Step up pressure on North Korea

North Korea is again throwing tantrums, testing its short-range missiles in recent weeks. The tests came as peace talks stall and announced after the decision by the United States and South Korea to resume joint-military exercises. North Korea has even mentioned that Kim Jong Un himself would push the launch button.

The resumption of missile testing may be worrisome, but it does not surprise us. The world has seen North Korea behave like this before. The recent provocative demonstrations were an apparent message to the US and the rest of the world to cave in to Mr. Kim’s demand to lift economic sanctions on his country. Clearly, this is blackmail, and the world should hold steady and firm. If at all, the world should step up the pressure on North Korea.

Last year, US President Donald Trump suspended the joint military exercises with South Korea after meeting Mr. Kim in Singapore. That summit was hailed as a success, with Mr. Kim supposedly committing to denuclearization. The problem surfaced afterwards when negotiators struggled to define denuclearization and map out its implementation.

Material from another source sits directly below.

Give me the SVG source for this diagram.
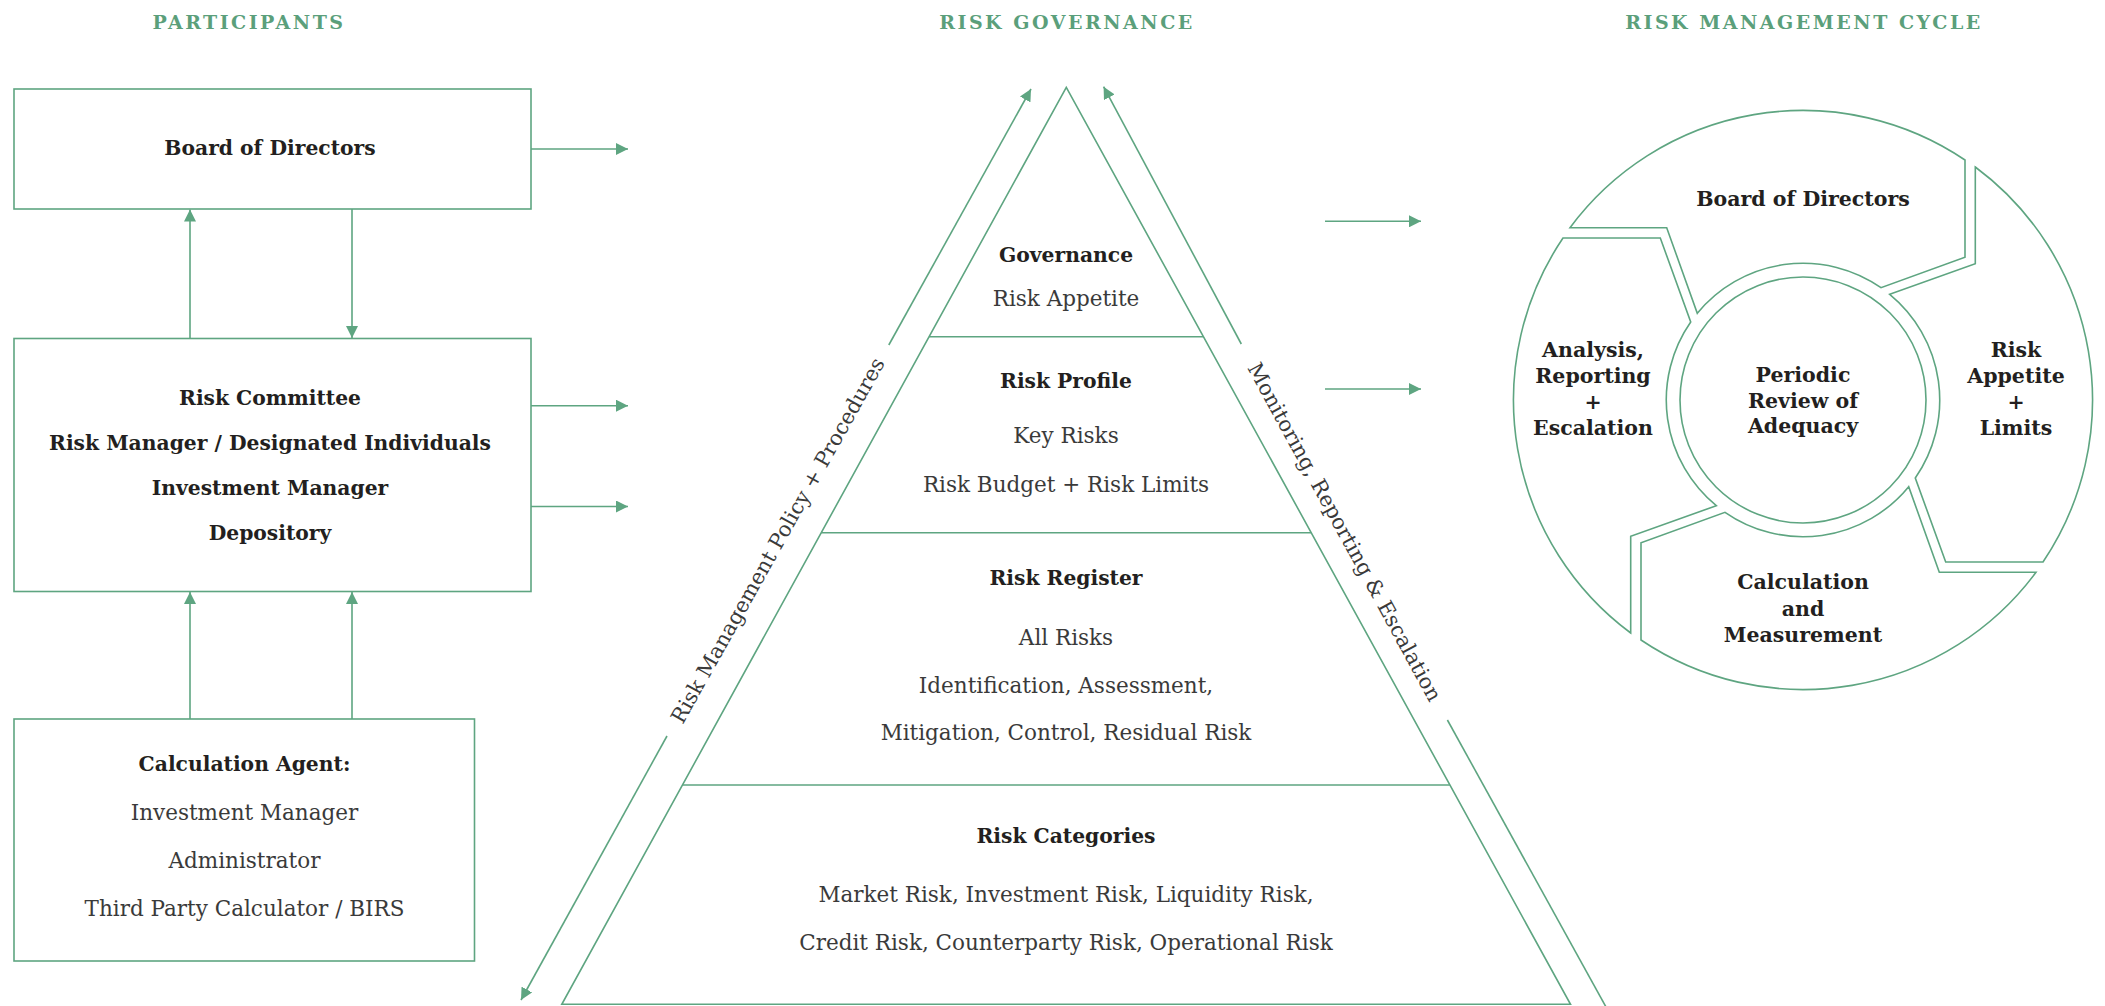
<svg xmlns="http://www.w3.org/2000/svg" width="2105" height="1006" viewBox="0 0 2105 1006">
<style>
.ln{fill:none;stroke:#5ea581;stroke-width:1.6}
.hd{font-family:'DejaVu Serif','Liberation Serif',serif;font-weight:bold;font-size:19px;letter-spacing:2.5px;fill:#5b9f7b;text-anchor:middle}
.b{font-family:'DejaVu Serif','Liberation Serif',serif;font-weight:bold;font-size:20.3px;fill:#231f20;text-anchor:middle}
.r{font-family:'DejaVu Serif','Liberation Serif',serif;font-size:21.5px;fill:#3a3a3a;text-anchor:middle}
.c{font-family:'DejaVu Serif','Liberation Serif',serif;font-weight:bold;font-size:20.5px;fill:#231f20;text-anchor:middle}
.rot{font-family:'DejaVu Serif','Liberation Serif',serif;font-size:21px;fill:#3a3a3a;text-anchor:middle}
</style>
<defs>
<marker id="ah" viewBox="0 0 12 12" refX="12" refY="6" markerWidth="12" markerHeight="12" markerUnits="userSpaceOnUse" orient="auto-start-reverse">
<path d="M0,0 L12,6 L0,12 Z" fill="#5ea581"/>
</marker>
<path id="seg" d="M1570,227.7 A290,290 0 0 1 1965,160 L1965,257.3 L1881,287.7 A136.7,136.7 0 0 0 1697.3,313.3 L1666.7,227.7 Z"/>
</defs>
<rect width="2105" height="1006" fill="#ffffff"/>

<g id="headers">
<text class="hd" x="249" y="29">PARTICIPANTS</text>
<text class="hd" x="1067" y="29">RISK GOVERNANCE</text>
<text class="hd" x="1804" y="29">RISK MANAGEMENT CYCLE</text>
</g>

<g id="board">
<rect class="ln" x="14" y="89" width="517" height="120"/>
<text class="b" x="270" y="155">Board of Directors</text>
</g>

<g id="committee">
<rect class="ln" x="14" y="338.5" width="517" height="253"/>
<text class="b" x="270" y="405">Risk Committee</text>
<text class="b" x="270" y="449.5">Risk Manager / Designated Individuals</text>
<text class="b" x="270" y="494.5">Investment Manager</text>
<text class="b" x="270" y="539.5">Depository</text>
</g>

<g id="calc-agent">
<rect class="ln" x="14" y="719" width="460.5" height="242"/>
<text class="b" x="244.5" y="771">Calculation Agent:</text>
<text class="r" x="244.5" y="820">Investment Manager</text>
<text class="r" x="244.5" y="867.5">Administrator</text>
<text class="r" x="244.5" y="916">Third Party Calculator / BIRS</text>
</g>

<g id="pyramid">
<polygon class="ln" points="1066.3,87.3 561.8,1004.3 1570.5,1004.3"/>
<line class="ln" x1="929.1" y1="336.7" x2="1203.4" y2="336.7"/>
<line class="ln" x1="821.2" y1="532.7" x2="1311.1" y2="532.7"/>
<line class="ln" x1="682.4" y1="785" x2="1449.8" y2="785"/>
</g>
<g id="layer-governance">
<text class="b" x="1066" y="261.7">Governance</text>
<text class="r" x="1066" y="306">Risk Appetite</text>
</g>
<g id="layer-profile">
<text class="b" x="1066" y="388.3">Risk Profile</text>
<text class="r" x="1066" y="443.3">Key Risks</text>
<text class="r" x="1066" y="491.7">Risk Budget + Risk Limits</text>
</g>
<g id="layer-register">
<text class="b" x="1066" y="585">Risk Register</text>
<text class="r" x="1066" y="645">All Risks</text>
<text class="r" x="1066" y="693.3">Identification, Assessment,</text>
<text class="r" x="1066" y="740">Mitigation, Control, Residual Risk</text>
</g>
<g id="layer-categories">
<text class="b" x="1066" y="843.3">Risk Categories</text>
<text class="r" x="1066" y="901.7">Market Risk, Investment Risk, Liquidity Risk,</text>
<text class="r" x="1066" y="950">Credit Risk, Counterparty Risk, Operational Risk</text>
</g>

<g id="cycle-board">
<use href="#seg" class="ln"/>
<text class="c" x="1803" y="206">Board of Directors</text>
</g>
<g id="cycle-appetite">
<use href="#seg" class="ln" transform="rotate(90 1803 400)"/>
<text class="c" x="2016" y="357">Risk</text>
<text class="c" x="2016" y="383">Appetite</text>
<text class="c" x="2016" y="409">+</text>
<text class="c" x="2016" y="435">Limits</text>
</g>
<g id="cycle-calculation">
<use href="#seg" class="ln" transform="rotate(180 1803 400)"/>
<text class="c" x="1803" y="589.3">Calculation</text>
<text class="c" x="1803" y="615.7">and</text>
<text class="c" x="1803" y="641.7">Measurement</text>
</g>
<g id="cycle-analysis">
<use href="#seg" class="ln" transform="rotate(270 1803 400)"/>
<text class="c" x="1593" y="357">Analysis,</text>
<text class="c" x="1593" y="383">Reporting</text>
<text class="c" x="1593" y="409">+</text>
<text class="c" x="1593" y="435">Escalation</text>
</g>
<g id="cycle-review">
<circle class="ln" cx="1803" cy="400" r="123"/>
<text class="c" x="1803" y="381.7">Periodic</text>
<text class="c" x="1803" y="407.5">Review of</text>
<text class="c" x="1803" y="433.3">Adequacy</text>
</g>

<g id="connectors">
<line class="ln" x1="531" y1="149" x2="628" y2="149" marker-end="url(#ah)"/>
<line class="ln" x1="531" y1="405.7" x2="628" y2="405.7" marker-end="url(#ah)"/>
<line class="ln" x1="531" y1="506.5" x2="628" y2="506.5" marker-end="url(#ah)"/>
<line class="ln" x1="190" y1="338.5" x2="190" y2="209.5" marker-end="url(#ah)"/>
<line class="ln" x1="352" y1="209" x2="352" y2="338" marker-end="url(#ah)"/>
<line class="ln" x1="190" y1="719" x2="190" y2="592" marker-end="url(#ah)"/>
<line class="ln" x1="352" y1="719" x2="352" y2="592" marker-end="url(#ah)"/>
<line class="ln" x1="1325" y1="221.3" x2="1421" y2="221.3" marker-end="url(#ah)"/>
<line class="ln" x1="1325" y1="389" x2="1421" y2="389" marker-end="url(#ah)"/>
<line class="ln" x1="888.8" y1="345" x2="1031" y2="89" marker-end="url(#ah)"/>
<line class="ln" x1="667" y1="736" x2="521" y2="1000" marker-end="url(#ah)"/>
<line class="ln" x1="1241.3" y1="344" x2="1103.6" y2="86.7" marker-end="url(#ah)"/>
<line class="ln" x1="1447.4" y1="720" x2="1606" y2="1007"/>
<text class="rot" transform="translate(778 540.5) rotate(-60.77)" x="0" y="7">Risk Management Policy + Procedures</text>
<text class="rot" transform="translate(1344.5 532) rotate(61.39)" x="0" y="7">Monitoring, Reporting &amp; Escalation</text>
</g>
</svg>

Recently, China responded to the missile tests by urging North Korea to resume talks with the US. China should take bolder action. Beijing is in the best position to exert more pressure on North Korea. China is North Korea’s gateway to the world, its source of cash earned through trading coal and attracting Chinese tourists. Reports even implicate Chinese vessels in shipping oil to North Korea, a flagrant violation of United Nations sanctions. In short, China is North Korea’s closest ally, its so-called big brother and its lifeline. It should be bolder in checking Mr. Kim because like us in Southeast Asia, China does not want North Korea to develop nuclear capability. No nation wants a neighbor to possess weapons of mass destruction.

Kim bought time

Even when Mr. Kim and his team were negotiating with the United States, North Korea may have been producing more nuclear material. This was the subject of a video report produced last week by The Wall Street Journal. It cited security experts who studied satellite images of the Yongbyon nuclear complex in North Korea.

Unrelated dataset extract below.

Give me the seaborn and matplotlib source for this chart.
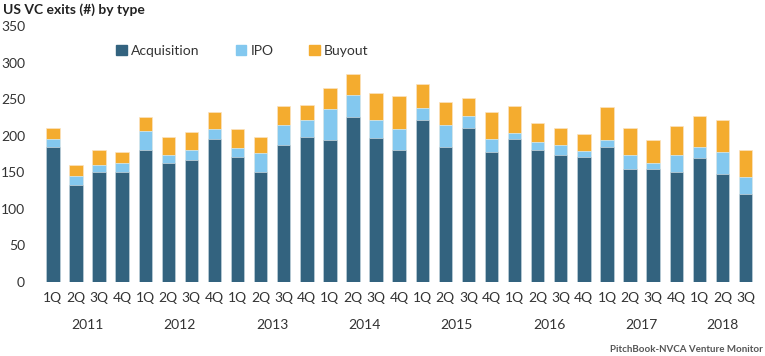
import numpy as np
import pandas as pd
import matplotlib
matplotlib.use('Agg')
import matplotlib.pyplot as plt
import matplotlib.patches as mpatches
import seaborn as sns

# data
years = ['2011', '2012', '2013', '2014', '2015', '2016', '2017', '2018']
quarters = ['1Q', '2Q', '3Q', '4Q']
acquisition = [184, 133, 150, 150, 181, 163, 167, 195, 171, 151, 187, 198, 194, 226, 197, 181,
               222, 184, 210, 178, 196, 181, 173, 171, 185, 154, 154, 150, 170, 148, 120]
ipo = [11, 12, 10, 13, 25, 11, 13, 14, 12, 25, 28, 23, 42, 29, 25, 28,
       16, 31, 17, 17, 8, 11, 14, 8, 9, 19, 9, 23, 14, 30, 23]
buyout = [15, 15, 20, 15, 19, 24, 25, 24, 26, 22, 25, 21, 29, 30, 37, 45,
          33, 31, 25, 37, 37, 25, 24, 23, 45, 37, 31, 40, 43, 43, 37]

periods = [(y, q) for y in years for q in quarters][:len(acquisition)]
df = pd.DataFrame({
    'year': [p[0] for p in periods],
    'quarter': [p[1] for p in periods],
    'acquisition': acquisition,
    'ipo': ipo,
    'buyout': buyout,
})
df['period'] = df['year'] + ' ' + df['quarter']
df['acq_ipo'] = df['acquisition'] + df['ipo']
df['total'] = df['acq_ipo'] + df['buyout']

sns.set_theme(style='white')
plt.rcParams['font.family'] = ['Lato', 'DejaVu Sans']

c_acq = '#33637f'
c_ipo = '#83c8ef'
c_buy = '#f4ac2f'
txt = '#333333'

fig = plt.figure(figsize=(7.65, 3.56), dpi=100)
ax = fig.add_axes([39 / 765, 74 / 356, 718 / 765, 256 / 356])

order = df['period'].tolist()
sns.barplot(data=df, x='period', y='total', order=order, color=c_buy, width=0.58,
            saturation=1, edgecolor='#fbe3c0', linewidth=0.5, ax=ax)
sns.barplot(data=df, x='period', y='acq_ipo', order=order, color=c_ipo, width=0.58,
            saturation=1, edgecolor='#d7edf9', linewidth=0.5, ax=ax)
sns.barplot(data=df, x='period', y='acquisition', order=order, color=c_acq, width=0.58,
            saturation=1, edgecolor='#c9d6de', linewidth=0.5, ax=ax)

ax.set_xlim(-0.6, 30.5)
ax.set_ylim(0, 350)
ax.set_yticks(np.arange(0, 351, 50))
ax.set_xticks(range(len(df)))
ax.set_xticklabels(df['quarter'], fontsize=10, color=txt)
ax.tick_params(axis='y', labelsize=10, labelcolor=txt, length=0, pad=10)
ax.tick_params(axis='x', length=0, pad=7)
ax.set_xlabel('')
ax.set_ylabel('')
sns.despine(ax=ax, left=True, bottom=True)

# year labels under each group of quarters
for y in years:
    idx = np.where(df['year'] == y)[0]
    ax.text(idx.mean(), -0.168, y, transform=ax.get_xaxis_transform(),
            ha='center', va='center', fontsize=10, color=txt)

fig.text(3 / 765, 1 - 10 / 356, 'US VC exits (#) by type', fontsize=10,
         fontweight='bold', color='#222222', ha='left', va='center')
fig.text(763 / 765, 1 - 349 / 356, 'PitchBook-NVCA Venture Monitor', fontsize=7,
         fontweight='bold', color='#555555', ha='right', va='center')

handles = [mpatches.Patch(color=c_acq, label='Acquisition'),
           mpatches.Patch(color=c_ipo, label='IPO'),
           mpatches.Patch(color=c_buy, label='Buyout')]
fig.legend(handles=handles, loc='center left', bbox_to_anchor=(104 / 765, 1 - 51 / 356),
           ncol=3, frameon=False, fontsize=10, handlelength=0.75, handleheight=0.75,
           handletextpad=0.3, columnspacing=2.6, labelcolor=txt)

fig.savefig('out.png', dpi=100)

The Journal vlog went on to say that the Yongbyon facility has long been at the center of denuclearization talks with North Korea. The video showed that the Yongbyon cooling tower was destroyed in 2008 as part of Pyongyang’s commitments in the “six-party talks.” Those long-drawn negotiations were supposed to find a peaceful resolution to North Korea’s nuclear program. But since then, North Korea has been building up its nuclear capability.

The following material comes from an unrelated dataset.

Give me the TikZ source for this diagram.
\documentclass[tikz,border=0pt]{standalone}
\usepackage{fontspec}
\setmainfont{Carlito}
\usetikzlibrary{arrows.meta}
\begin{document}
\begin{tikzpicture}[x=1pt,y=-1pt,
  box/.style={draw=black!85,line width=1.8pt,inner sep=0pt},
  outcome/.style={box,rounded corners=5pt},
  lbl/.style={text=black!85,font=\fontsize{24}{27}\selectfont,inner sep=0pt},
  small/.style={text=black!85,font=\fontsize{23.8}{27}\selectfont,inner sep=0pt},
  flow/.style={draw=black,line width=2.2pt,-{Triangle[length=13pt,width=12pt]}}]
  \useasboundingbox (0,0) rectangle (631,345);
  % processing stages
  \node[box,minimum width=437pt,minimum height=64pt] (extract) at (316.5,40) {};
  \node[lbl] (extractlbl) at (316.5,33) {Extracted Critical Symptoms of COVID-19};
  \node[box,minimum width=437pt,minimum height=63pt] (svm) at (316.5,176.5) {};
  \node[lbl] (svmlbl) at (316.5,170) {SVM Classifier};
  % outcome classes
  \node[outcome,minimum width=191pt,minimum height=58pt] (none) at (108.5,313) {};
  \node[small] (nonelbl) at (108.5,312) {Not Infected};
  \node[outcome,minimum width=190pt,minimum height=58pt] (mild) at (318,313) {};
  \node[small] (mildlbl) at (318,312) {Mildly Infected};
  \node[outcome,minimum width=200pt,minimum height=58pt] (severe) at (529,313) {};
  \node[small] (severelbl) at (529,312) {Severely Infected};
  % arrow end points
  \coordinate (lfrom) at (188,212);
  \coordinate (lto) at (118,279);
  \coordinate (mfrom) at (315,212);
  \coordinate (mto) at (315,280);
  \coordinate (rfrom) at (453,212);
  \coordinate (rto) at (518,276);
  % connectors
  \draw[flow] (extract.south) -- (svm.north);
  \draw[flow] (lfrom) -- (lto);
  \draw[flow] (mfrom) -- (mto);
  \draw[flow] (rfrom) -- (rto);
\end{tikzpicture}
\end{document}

In recent years, North Korea has also developed intercontinental ballistic missiles that have the range to strike the US mainland, not to mention all of Southeast Asia, including the Philippines. Since ascending to power, Mr. Kim has conducted more missile tests than his father and grandfather. Even worse, North Korea has been reportedly working to miniaturize its nuclear payload so that it can fit into a warhead.

With all that said, we still believe that diplomacy is the best course of action. North Korea should be enticed to return to the negotiating table with the United States. Earlier, Mr. Trump was quoted as saying that he might invite Mr. Kim to Washington, D.C. But if Mr. Kim continues his missile tests and officially restarts its nuclear program, then he should be made to negotiate. And China is in the best position to do that. After all, it is also in China’s economic interests, along with the rest of the world’s, to maintain peace in the region.

This continent, along with the Philippines and the rest of Southeast Asia, is leading the world in economic growth. Two of the top 3 biggest economies are in Asia. A hot war in the Korean peninsula, even a conventional one, could disrupt that growth, even reverse progress. And the ramifications would be felt worldwide for years to come.